Based on the official auction house prices I have been able to see, these are just some of the headline results that really stood out to me from the Spring auctions:

  1. Patek Philippe Ref. 2523 “Polychrome Two-crown World-time”, “Doppia Corona Policromo”
    Sold for CHF 7,961,000 at Phillips Geneva Watch Auction: XXIII.

  2. F.P. Journe Chronomètre à Résonance “Souscription No. 18”
    Sold for CHF 4,875,500 at Phillips Geneva Watch Auction: XXIII.

  3. Louis Richard “Triple Detent Constant Force One Minute Tourbillon Chronometer”
    Sold for CHF 3,968,000 at Phillips Geneva Watch Auction: XXIII.

  4. Patek Philippe Ref. 6002G-010 Sky Moon Tourbillon
    Sold for CHF 3,242,000 at Phillips Geneva Watch Auction: XXIII.

  5. Akrivia AK-06
    Sold for CHF 3,000,000 at Phillips Geneva Watch Auction: XXIII.

  6. Louis Audemars & Co. “La Royale” Super Complication
    Sold for CHF 2,516,000 at Phillips Geneva Watch Auction: XXIII.

  7. F.P. Journe Chronomètre à Résonance “Pisa”
    Sold for CHF 2,334,500 at Phillips Geneva Watch Auction: XXIII.

  8. F.P. Journe Octa Chronographe “Straight Côtes de Genève”
    Sold for CHF 1,714,500 at Phillips Geneva Watch Auction: XXIII.

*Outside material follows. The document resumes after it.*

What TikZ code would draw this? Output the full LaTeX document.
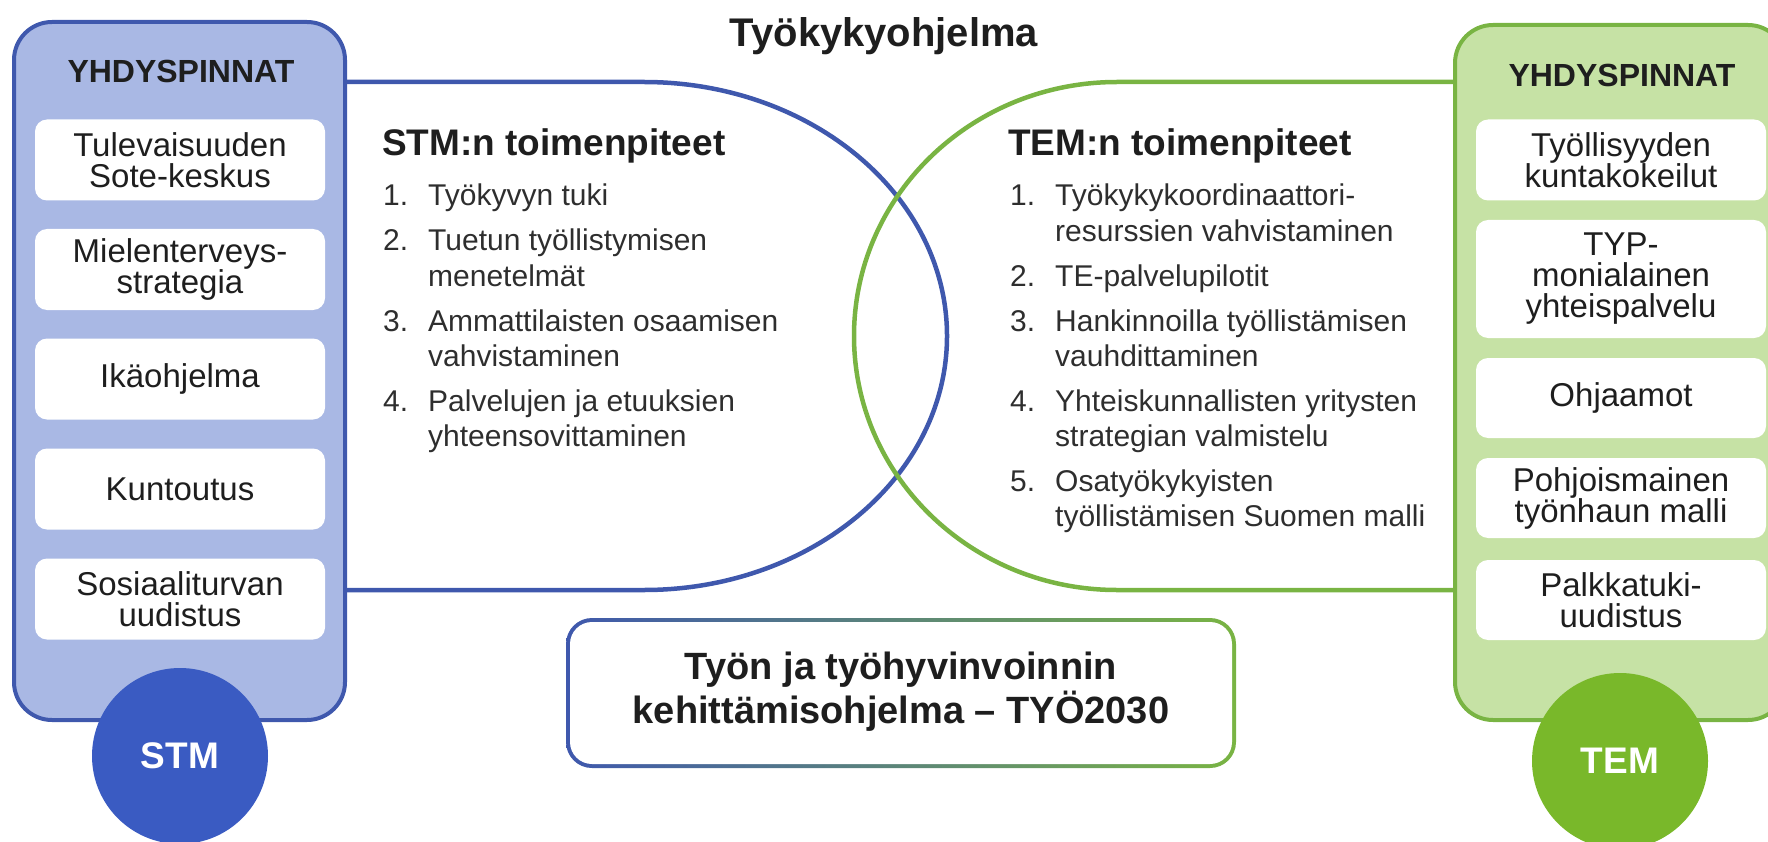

  9. Greubel Forsey x Philippe Dufour x Michel Boulanger Naissance d’Une Montre 1, No. 1/11
    Sold for CHF 1,651,000 at Phillips Geneva Watch Auction: XXIII.

  10. A. Lange & Söhne Grande Complication No. 62’508
    Sold for 1.6M CHF at Sotheby’s in May 2026.

Greubel Forsey X Philippe Dufour X Michel Boulanger Naissance d'Une Montre 1 (N°1/11). Image from Phillips.

What This Actually Tells Us

For me, the message is pretty simple. The watch market is not dead. The lazy market is dead. That is the difference.

The days of buying almost anything hot and expecting it to go up forever are gone. Good. That was never healthy.

But real quality is still incredibly strong. The best vintage Patek Philippe. The most important independents. True museum-level pocket watches. Pieces with real history, proper craft and genuine scarcity.

Those are still making serious money.

And that is a much healthier market than one built entirely on hype, waitlists and grey market premiums.

It Comes Back To The Same Things

Whether we are talking about a multi-million franc Patek Philippe, an early F.P. Journe, a Rexhep Rexhepi Akrivia, or a serious complicated pocket watch, the core principles do not really change.

Condition matters. Originality matters. Rarity matters. Provenance matters.

The story matters, but only when the watch itself backs it up. That is what separates proper collecting from hype. A watch being expensive does not automatically make it important. A watch being rare does not automatically make it good. And a watch being fashionable certainly does not mean it will matter long term.

But when you get rarity, condition, quality and importance all in one place, the market still responds. The 2026 auction results prove that.

Final Thoughts

The biggest auction results of 2026 show a market that is more thoughtful than it was a few years ago. The money has not disappeared. It has just become more careful. That is not a bad thing.

Personally, I would rather see collectors paying serious money for genuinely important watches than see modern pieces being flipped purely because someone managed to get one at retail.

The top end of the market is still strong, but it is rewarding the right things. That is how it should be.